Another threat to the whirling ceiling fan is the $1.5 trillion debt repayment liability that falls due in 2026 by owners of commercial real estate (CRE). The closure of small businesses and also of offices due to WFH (work from home) has eviscerated the viability of the CRE sector. The burden will inevitably fall on community banks, like it did, last year, on Silicon Valley Bank. These financial time bombs will cause a GFC type of crisis. The canary has been spotted in the coal mine! The Illinois Department of Financial and Professional Regulation closed down the Metropolitan Capital Bank & Trust. It was acquired, later, by First Independence Bank of Chicago.
Amongst all this turmoil, India stands out as an exception, displaying a consistently high GDP growth, the highest of any large economy. It has concluded a trade deal with USA under which tariff rates have been lowered from 50% to 18%. The BSE Sensex gained over 2000 Points on the news. The recent trade deal with EU also gives it market access to Europe de-risking dependence on a whimsical US President.
Disruptive technologies will affect several businesses. Indian IT sector companies’ stocks have had a great run, and have established IT Services dominance, globally. Last week, however, a US AI company, Anthropic, released 11 plug-ins, to demonstrate that coding can be done using AI, faster, and cheaper, than software engineers can. India IT stock prices fell drastically.

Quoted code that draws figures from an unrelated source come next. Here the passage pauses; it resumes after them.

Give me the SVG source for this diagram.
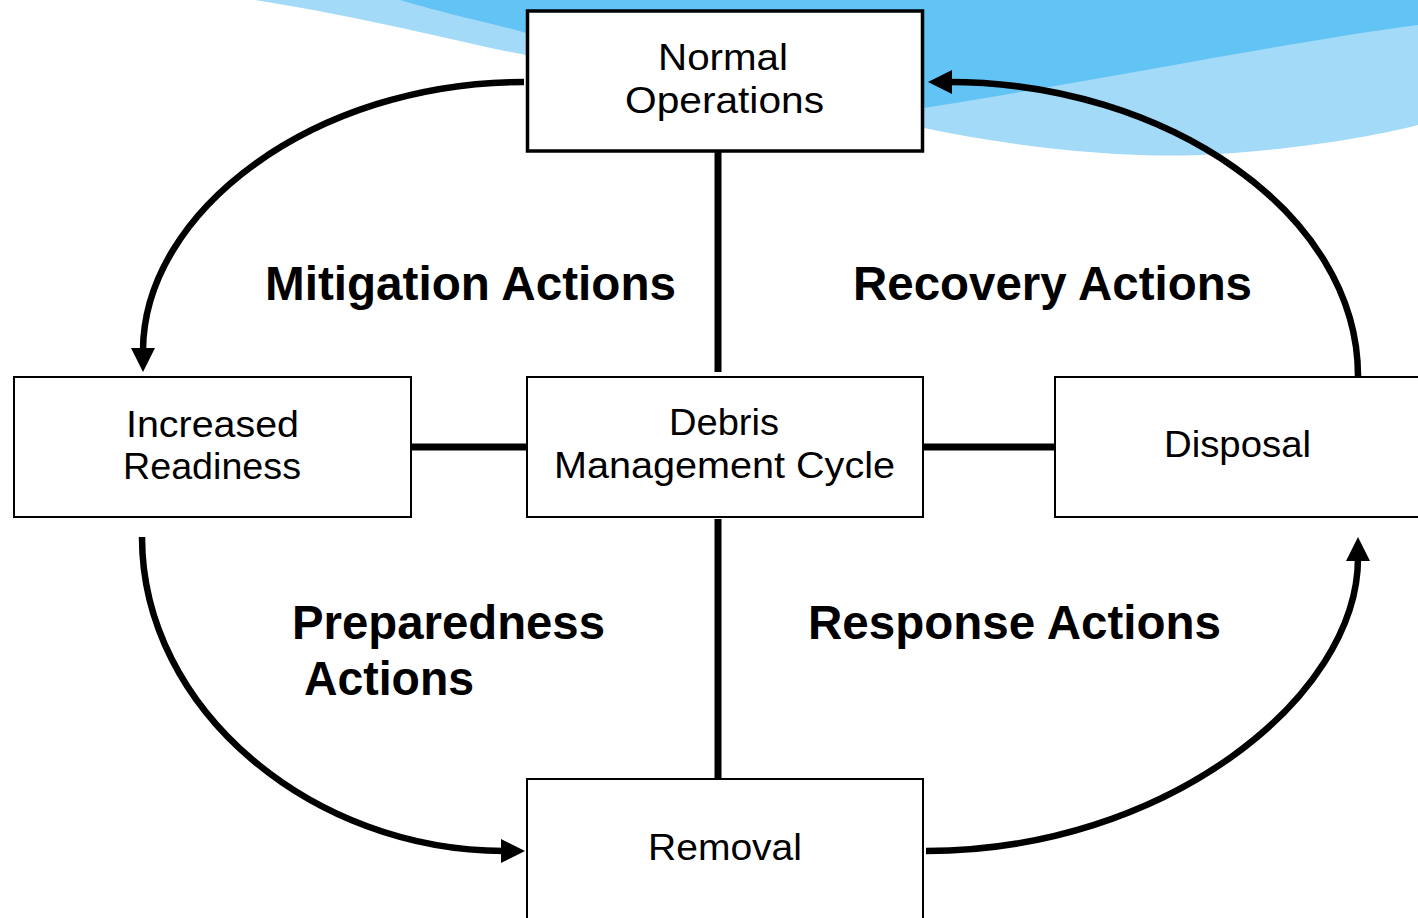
<svg xmlns="http://www.w3.org/2000/svg" width="1418" height="918" viewBox="0 0 1418 918">
<style>
.box{fill:#fff;stroke:#000}
.lbl{font-family:"Liberation Sans",Arial,sans-serif;font-size:36px;fill:#000}
.act{font-family:"Liberation Sans",Arial,sans-serif;font-size:48px;font-weight:bold;fill:#000}
.conn{stroke:#000;stroke-width:7;fill:none}
.arc{stroke:#000;stroke-width:6.5;fill:none;marker-end:url(#ah)}
</style>
<defs>
<marker id="ah" markerUnits="userSpaceOnUse" markerWidth="26" markerHeight="26" refX="3" refY="12" orient="auto">
<path d="M0,0 L24,12 L0,24 Z" fill="#000"/>
</marker>
</defs>
<rect width="1418" height="918" fill="#fff"/>
<g id="background">
<path d="M255,0 C380,20 470,45 526,55 L924,128 C1020,148 1120,158 1200,155 C1300,150 1380,135 1418,125 L1418,0 Z" fill="#A3DAF8"/>
<path d="M400,0 C450,15 500,25 526,33 L924,108 C1100,80 1300,40 1418,25 L1418,0 Z" fill="#62C3F5"/>
</g>
<g id="connectors">
<line class="conn" x1="718" y1="152" x2="718" y2="372"/>
<line class="conn" x1="718" y1="519" x2="718" y2="778"/>
<line class="conn" x1="411" y1="447" x2="526" y2="447"/>
<line class="conn" x1="924" y1="447" x2="1054" y2="447"/>
<path class="arc" d="M524,82 C313.6,82 143,211.8 143,351"/>
<path class="arc" d="M1358,376 C1358,212.7 1165.5,82 949,82"/>
<path class="arc" d="M142,537 C142,710.4 313.5,851 504,851"/>
<path class="arc" d="M926,851 C1164.6,851 1358,697.6 1358,558"/>
</g>
<g id="normal-operations">
<rect class="box" x="527.5" y="11" width="395" height="140" stroke-width="3.5"/>
<text class="lbl" x="658" y="70" textLength="130" lengthAdjust="spacingAndGlyphs">Normal</text>
<text class="lbl" x="625" y="113" textLength="199" lengthAdjust="spacingAndGlyphs">Operations</text>
</g>
<g id="increased-readiness">
<rect class="box" x="14" y="377" width="397" height="140" stroke-width="2"/>
<text class="lbl" x="126" y="437" textLength="173" lengthAdjust="spacingAndGlyphs">Increased</text>
<text class="lbl" x="123" y="479" textLength="178" lengthAdjust="spacingAndGlyphs">Readiness</text>
</g>
<g id="debris-management-cycle">
<rect class="box" x="527" y="377" width="396" height="140" stroke-width="2"/>
<text class="lbl" x="669" y="435" textLength="110" lengthAdjust="spacingAndGlyphs">Debris</text>
<text class="lbl" x="554" y="478" textLength="341" lengthAdjust="spacingAndGlyphs">Management Cycle</text>
</g>
<g id="disposal">
<rect class="box" x="1055" y="377" width="400" height="140" stroke-width="2"/>
<text class="lbl" x="1164" y="457" textLength="147" lengthAdjust="spacingAndGlyphs">Disposal</text>
</g>
<g id="removal">
<rect class="box" x="527" y="779" width="396" height="200" stroke-width="2"/>
<text class="lbl" x="648" y="860" textLength="154" lengthAdjust="spacingAndGlyphs">Removal</text>
</g>
<g id="labels">
<text class="act" x="265" y="300" textLength="411" lengthAdjust="spacingAndGlyphs">Mitigation Actions</text>
<text class="act" x="853" y="300" textLength="399" lengthAdjust="spacingAndGlyphs">Recovery Actions</text>
<text class="act" x="292" y="639" textLength="313" lengthAdjust="spacingAndGlyphs">Preparedness</text>
<text class="act" x="304" y="695" textLength="170" lengthAdjust="spacingAndGlyphs">Actions</text>
<text class="act" x="808" y="639" textLength="413" lengthAdjust="spacingAndGlyphs">Response Actions</text>
</g>
</svg>
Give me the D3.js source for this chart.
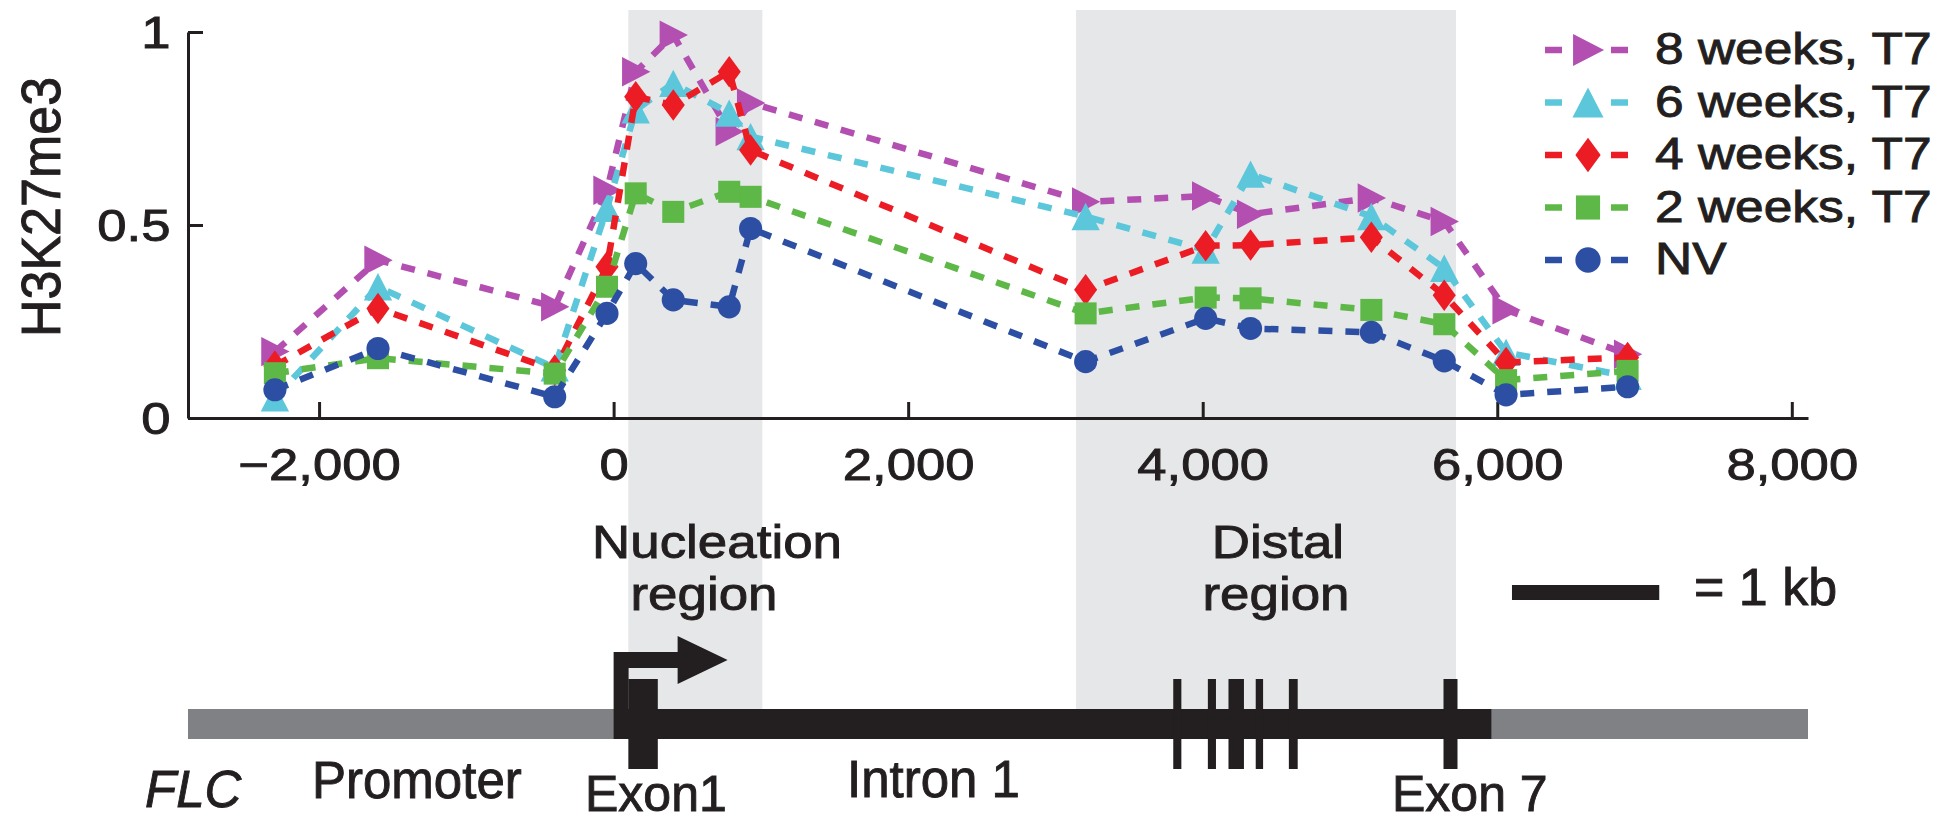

But they should have anticipated, and prepared for, the coming technology disruption to their business. It was recently, in late November 2025, that Infosys announced a Rs 18,000 crores share buy back, at Rs 1800/share. Now the share price is below that. It could have used the Rs 18000 crores for other purposes; perhaps to re skill engineers to make full use of AI, or, which seems likely, as lay off compensation. Given the technology disruption, IT Services companies may be compelled to downsize.
India will need to build on it’s GDP growth, and to take full advantage of various trade deals it has entered into. But India has lots of reforms to undertake.
The unfinished agenda is judicial reforms, crack the whip on corruption, urgent agriculture reform to improve terms of trade for the sector (agriculture supports over 50% of the population but earns 17% of GDP), improve quality of and access to, universal education (technology allows remote teaching) and others.
All these ‘kartavyas’ have also to be fulfilled.